Another modification prevents the coolant from plunging into the reservoir. Plunging breaks tramp oil into smaller droplets and makes it more difficult for the oil to reach the surface. Adding a laminator plate or elbowing the inlet below the level of the liquid are two easy ways to reduce the plunging problem. Where the plunging and turbulence cannot be avoided, running the skimmer when machines are down has proved successful.

By applying these simple modifications to oil skimmers, many companies have been able to extend, and in some cases, double the life of coolant and significantly reduce the other problems caused by tramp oils. In most cases, however, the coolant requires additional treatment, and here the role of the skimmer becomes even more important.

A plant engineer who has to decide which equipment he shall use to clean coolant faces many choices and decisions. Should he use a replaceable or permanent media type filter? Is a centrifuge or cyclone needed? Should he treat a portion of the flow or all of it?

The answers to these questions depend on the application and experts can guide the engineer through the options. Whatever system is selected, the oil skimmer will enhance the system’s value because media replacement or cleaning is reduced. Tramp oils can blind a filter, decreasing its life span and reducing its efficiency. A system typically has a “dirty” and clean section. The oil skimmer mounts in the dirty section.

On some systems where the unit is too small for the flow, there may be carryover that requires an oil skimmer on both sections. Centrifuges operate more efficiently and requires less cleaning if they are not exposed to slugs of free oil. In the presence of a lot of free oil, interfaces can shift and cause oil to exit with the coolant.

Solid and/or metal chips are removed from the coolant with magnetic separators and hydrocyclones. Tramp oil should be removed before the metal chips to eliminate further emulsification and to help reduce oily build up in the system, which would be require further maintenance and reduce efficiency.

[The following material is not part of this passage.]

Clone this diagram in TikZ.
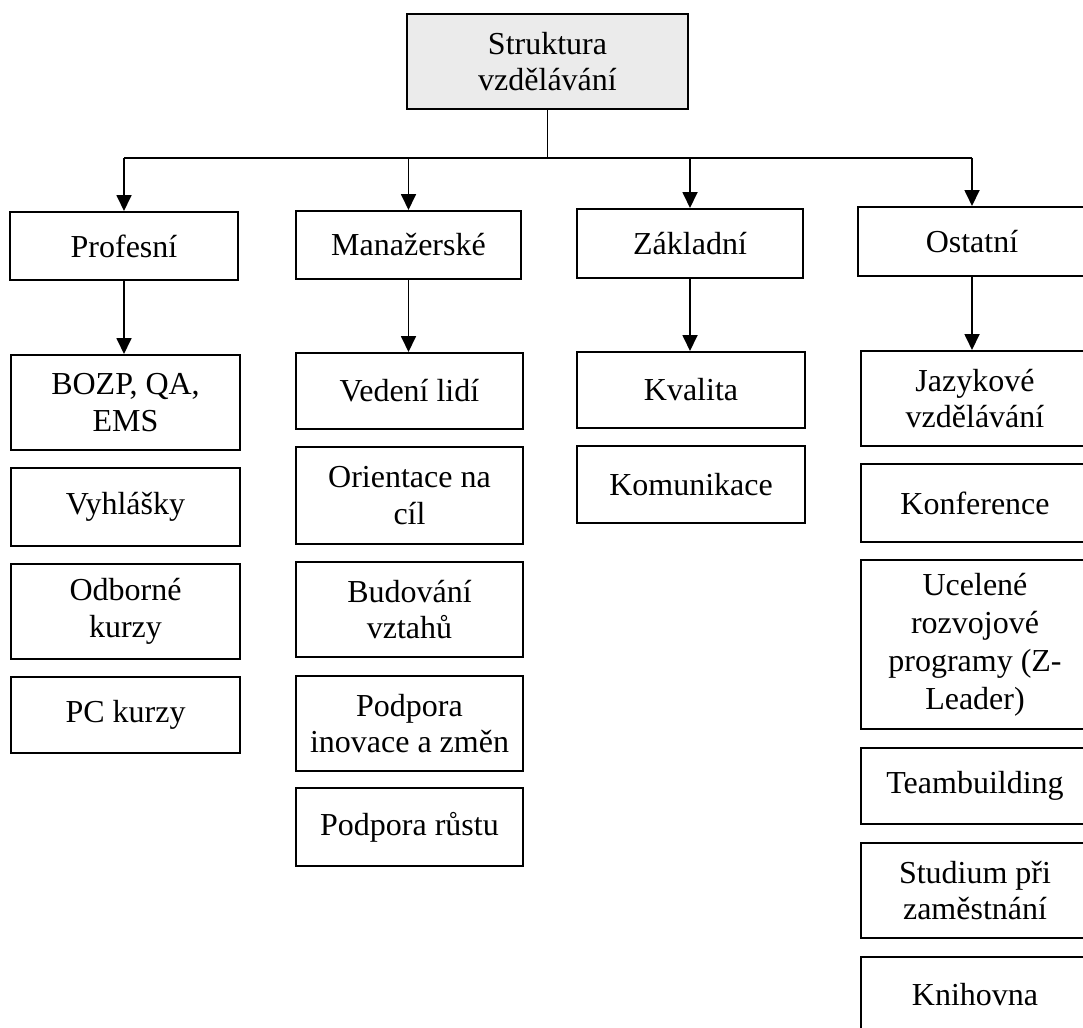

Skimmers and Spent Coolant

One reason to extend the life of the coolant is the cost of its disposal. Here again, the oil skimmer plays a significant part. There are two basic methods of coolant disposal:

  • Break down the coolant, discharge the water and dispose of the concentrate.
  • Haul away the entire coolant mixture.

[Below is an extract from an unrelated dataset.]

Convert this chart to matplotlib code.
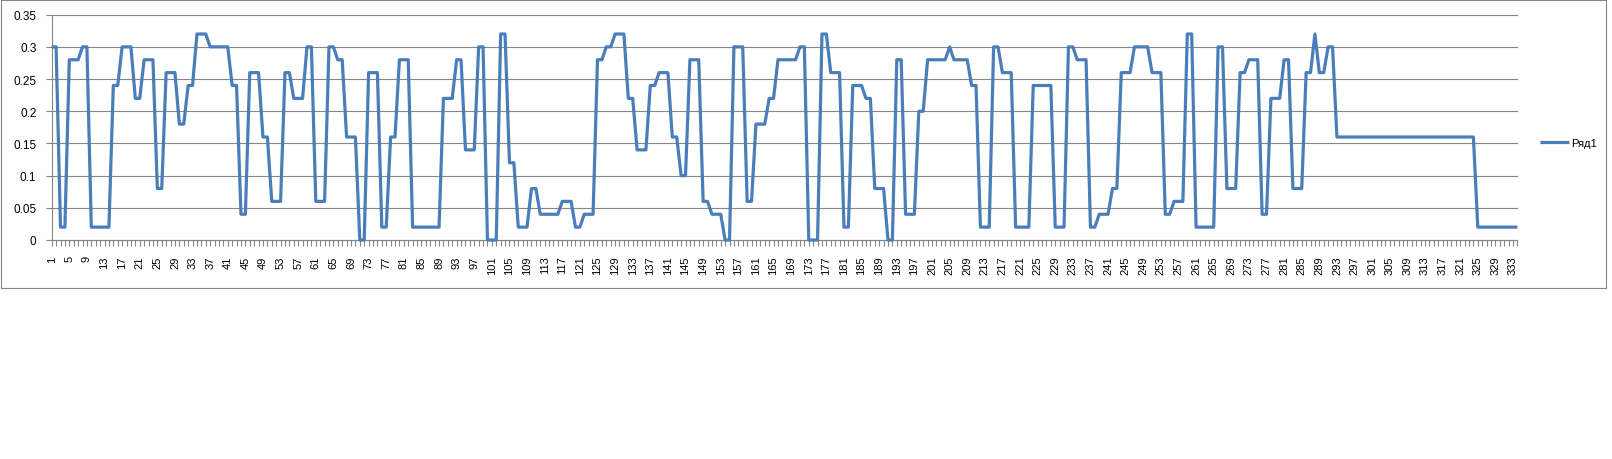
import matplotlib
matplotlib.use("Agg")
import matplotlib.pyplot as plt
from matplotlib.patches import Rectangle

plt.rcParams['font.family'] = ['Liberation Sans', 'DejaVu Sans']

# ---- data ----
values = [
    0.30, 0.30, 0.02, 0.02, 0.28, 0.28, 0.28, 0.30, 0.30, 0.02,
    0.02, 0.02, 0.02, 0.02, 0.24, 0.24, 0.30, 0.30, 0.30, 0.22,
    0.22, 0.28, 0.28, 0.28, 0.08, 0.08, 0.26, 0.26, 0.26, 0.18,
    0.18, 0.24, 0.24, 0.32, 0.32, 0.32, 0.30, 0.30, 0.30, 0.30,
    0.30, 0.24, 0.24, 0.04, 0.04, 0.26, 0.26, 0.26, 0.16, 0.16,
    0.06, 0.06, 0.06, 0.26, 0.26, 0.22, 0.22, 0.22, 0.30, 0.30,
    0.06, 0.06, 0.06, 0.30, 0.30, 0.28, 0.28, 0.16, 0.16, 0.16,
    0.00, 0.00, 0.26, 0.26, 0.26, 0.02, 0.02, 0.16, 0.16, 0.28,
    0.28, 0.28, 0.02, 0.02, 0.02, 0.02, 0.02, 0.02, 0.02, 0.22,
    0.22, 0.22, 0.28, 0.28, 0.14, 0.14, 0.14, 0.30, 0.30, 0.00,
    0.00, 0.00, 0.32, 0.32, 0.12, 0.12, 0.02, 0.02, 0.02, 0.08,
    0.08, 0.04, 0.04, 0.04, 0.04, 0.04, 0.06, 0.06, 0.06, 0.02,
    0.02, 0.04, 0.04, 0.04, 0.28, 0.28, 0.30, 0.30, 0.32, 0.32,
    0.32, 0.22, 0.22, 0.14, 0.14, 0.14, 0.24, 0.24, 0.26, 0.26,
    0.26, 0.16, 0.16, 0.10, 0.10, 0.28, 0.28, 0.28, 0.06, 0.06,
    0.04, 0.04, 0.04, 0.00, 0.00, 0.30, 0.30, 0.30, 0.06, 0.06,
    0.18, 0.18, 0.18, 0.22, 0.22, 0.28, 0.28, 0.28, 0.28, 0.28,
    0.30, 0.30, 0.00, 0.00, 0.00, 0.32, 0.32, 0.26, 0.26, 0.26,
    0.02, 0.02, 0.24, 0.24, 0.24, 0.22, 0.22, 0.08, 0.08, 0.08,
    0.00, 0.00, 0.28, 0.28, 0.04, 0.04, 0.04, 0.20, 0.20, 0.28,
    0.28, 0.28, 0.28, 0.28, 0.30, 0.28, 0.28, 0.28, 0.28, 0.24,
    0.24, 0.02, 0.02, 0.02, 0.30, 0.30, 0.26, 0.26, 0.26, 0.02,
    0.02, 0.02, 0.02, 0.24, 0.24, 0.24, 0.24, 0.24, 0.02, 0.02,
    0.02, 0.30, 0.30, 0.28, 0.28, 0.28, 0.02, 0.02, 0.04, 0.04,
    0.04, 0.08, 0.08, 0.26, 0.26, 0.26, 0.30, 0.30, 0.30, 0.30,
    0.26, 0.26, 0.26, 0.04, 0.04, 0.06, 0.06, 0.06, 0.32, 0.32,
    0.02, 0.02, 0.02, 0.02, 0.02, 0.30, 0.30, 0.08, 0.08, 0.08,
    0.26, 0.26, 0.28, 0.28, 0.28, 0.04, 0.04, 0.22, 0.22, 0.22,
    0.28, 0.28, 0.08, 0.08, 0.08, 0.26, 0.26, 0.32, 0.26, 0.26,
    0.30, 0.30, 0.16, 0.16, 0.16, 0.16, 0.16, 0.16, 0.16, 0.16,
    0.16, 0.16, 0.16, 0.16, 0.16, 0.16, 0.16, 0.16, 0.16, 0.16,
    0.16, 0.16, 0.16, 0.16, 0.16, 0.16, 0.16, 0.16, 0.16, 0.16,
    0.16, 0.16, 0.16, 0.16, 0.02, 0.02, 0.02, 0.02, 0.02, 0.02,
    0.02, 0.02, 0.02, 0.02,
]
categories = list(range(1, len(values) + 1))
x_tick_labels = [str(c) if (c - 1) % 4 == 0 else "" for c in categories]
y_ticks = [0, 0.05, 0.10, 0.15, 0.20, 0.25, 0.30, 0.35]
y_tick_labels = ["0", "0.05", "0.1", "0.15", "0.2", "0.25", "0.3", "0.35"]
series_name = "Ряд1"

# ---- layout ----
W_PX, H_PX = 1612, 460
fig = plt.figure(figsize=(W_PX / 100, H_PX / 100), dpi=100)
fig.patch.set_facecolor("white")

ax_left, ax_right, ax_top, ax_bottom = 51.7, 1517.4, 15.7, 241.0
ax = fig.add_axes([ax_left / W_PX, 1 - ax_bottom / H_PX,
                   (ax_right - ax_left) / W_PX, (ax_bottom - ax_top) / H_PX])

grey = "#868686"
line_color = "#4A7EBB"

ax.plot(categories, values, color=line_color, lw=2.3, label=series_name,
        solid_joinstyle="round", solid_capstyle="butt", zorder=3, clip_on=False)

ax.set_xlim(categories[0], categories[-1])
ax.set_ylim(y_ticks[0], y_ticks[-1])
ax.set_yticks(y_ticks)
ax.set_yticklabels(y_tick_labels)
ax.set_xticks(categories)
ax.set_xticklabels(x_tick_labels, rotation=90)

ax.yaxis.grid(True, color=grey, lw=0.8)
ax.set_axisbelow(True)
for gl in ax.get_ygridlines():
    gl.set_clip_on(False)

for s in ("top", "right"):
    ax.spines[s].set_visible(False)
for s in ("left", "bottom"):
    ax.spines[s].set_color(grey)
    ax.spines[s].set_linewidth(0.8)

ax.tick_params(axis="x", length=4, width=0.8, color=grey, pad=7,
               labelsize=8, labelcolor="black")
ax.tick_params(axis="y", length=4, width=0.8, color=grey, pad=7,
               labelsize=8.5, labelcolor="black")

# chart-area border
fig.add_artist(Rectangle((0.5 / W_PX, 1 - 289 / H_PX), (1606 - 0.5) / W_PX, (289 - 1) / H_PX,
                         transform=fig.transFigure, fill=False, edgecolor=grey, lw=0.8))

ax.legend(loc="center left", bbox_to_anchor=(1540 / W_PX, 1 - 144 / H_PX),
          bbox_transform=fig.transFigure, frameon=False, borderpad=0,
          borderaxespad=0, handlelength=2.6, handletextpad=0.2, fontsize=8)

fig.savefig("out.png", dpi=100, facecolor="white")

Ultra filtration and distillation are the most common ways to break down the coolant mixture. Each method works better if any oil in the mixture is first removed. When free oil is eliminated from the coolant, the distillation process requires less energy; depending on the system, ultra filtration efficiency increase from 20% to 70%.

Certain coolants can be discharged into municipal sanitary sewers if they are oil-free. Waste haulers typically charge more if the oil has not first been removed from the mixture. Some will not even take any mixture with oil. The solutions to this problem is to skim the tramp oil, then burn or dispose of it. Many plants mix tramp oil with their fuel oil or sell It to waste oil processors.


When using oil skimmers to collect tramp oil, especially on a continuous basis, a decanter can increase the system’s usefulness returning the coolant to the reservoir and channels the concentrated tramp oil to a collection tank. Not only is coolant lost but disposal of the tramp oil becomes more difficult and the frothy tramp oil that is removed contains coolant that will settle out in a quiet container.

Continual removal of tramp oil extends the life of coolants. The use of oil skimmers to remove tramp oils is beneficial in every phase of coolant use, treatment, and disposal. Units are available for all size reservoirs and have demonstrated they can increase efficiency and reduce the loss of time and money.